Au final, cette restructuration est surtout un toilettage qui permet de se protéger contre une hausse excessive des taux et contre un alourdissement des remboursements dans les années 2030-2040. Ce sont des mesures de protection contre des effets négatifs, pas de véritable « cadeaux » faits à la Grèce. Le MES reconnaît d'ailleurs que les besoins de financement nets de la Grèce, autrement dit, l'argent dont le pays aura réellement besoin chaque année pour rembourser sa dette et les intérêts de sa dette, « devrait rester, dans un scénario central », en dessous de 15 % du PIB « à moyen terme » et en dessous de 20 % du PIB après cela. C'est davantage que la recommandation de la Commission qui, depuis des années, demande de limiter ces besoins à 15 % du PIB, niveau déjà considérable pour un pays qui n'a pas accès au marché.

Ponction

Le MES part néanmoins du principe que la Grèce pourra financer ces besoins par un retour sur le marché. C'est possible, mais, même avec ces mesures, se financer sur les marchés sera onéreux pour Athènes et nécessitera, pour maintenir la confiance, une discipline budgétaire de fer. Du coup, le poids de la dette pendant les 43 années à venir sera encore considérable. La ponction effectuée sur l'économie grecque pour financer cette dette va rester un poids insoutenable pour ce pays qui, rappelons-le, a été ravagé par les effets de l'austérité et a perdu près d'un quart de sa richesse en 5 ans.

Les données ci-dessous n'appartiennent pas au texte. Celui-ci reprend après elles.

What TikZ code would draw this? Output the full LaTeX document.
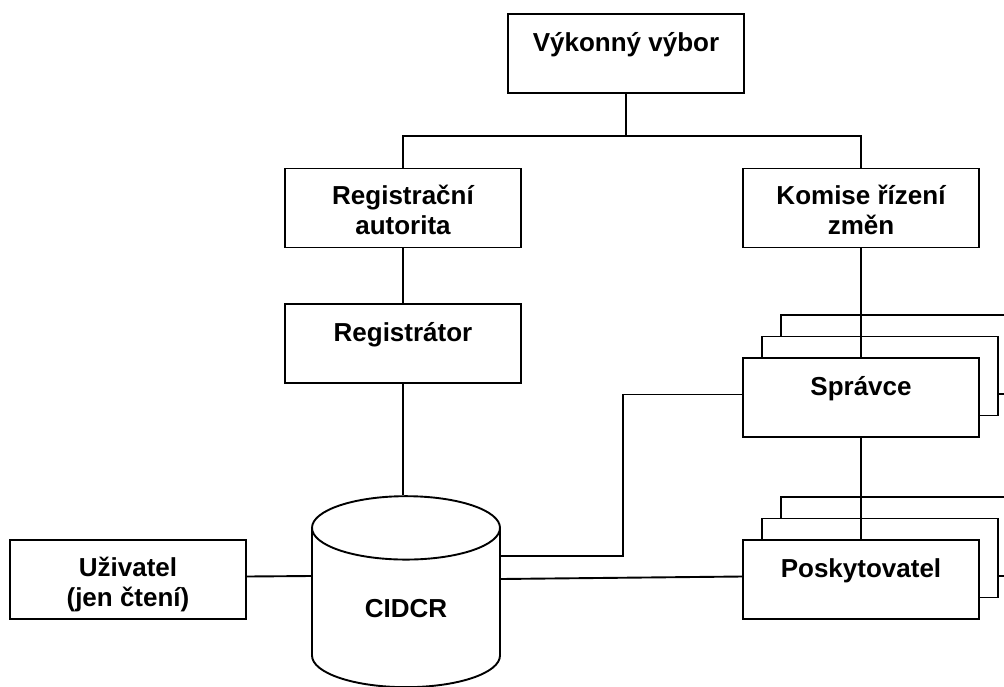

Un investisseur en Grèce devra donc prendre conscience que la demande restera réduite et que les impôts à payer demeureront nécessairement élevés. La Grèce est loin d'être sortie du « péonage » de la dette. La mesure est donc avant tout politique, elle permet à Alexis Tsipras de prétendre avoir "obtenu quelque chose". Mais la réalité est loin de ce message.

Le coût de la « bienveillance »

Certes, ce « coup de pouce » peut s'accompagner de deux autres séries de mesures. Mais dans les deux cas, toute réduction nominale de la dette est exclue, ce qui rend a priori l'impact de ces mesures nécessairement très limité. Encore une fois, et conformément à la seule stratégie mise en place depuis 2010, il s'agit de « gagner du temps ». Incapables d'assumer l'erreur de cette cavalerie financière imposée à Athènes, les membres de l'Eurogroupe laissent le soin à leurs successeurs de gérer le futur défaut grec. Car un point reste en suspens et fera l'objet de rudes négociations dans les semaines à venir : celui des conditions de ces mesures qui ne sont pas « gratuites ».

Austérité à perpétuité

Le gouvernement grec va devoir réaliser de nouveaux tours de vis budgétaires et prendre des engagements d'excédents budgétaires après 2018. On a vu que la Grèce devra faire face à un surcoût dans l'immédiat. Du reste, compte tenu des besoins de financement que ces mesures laissent à la Grèce, ces excédents devront rester quasi permanents pendant quatre décennies. Une austérité de facto à perpétuité que ces petites mesures du MES ne règlent absolument pas. Autant dire que pour un pays comme la Grèce, la promesse du « bonheur à long terme » ressemble à une chimère.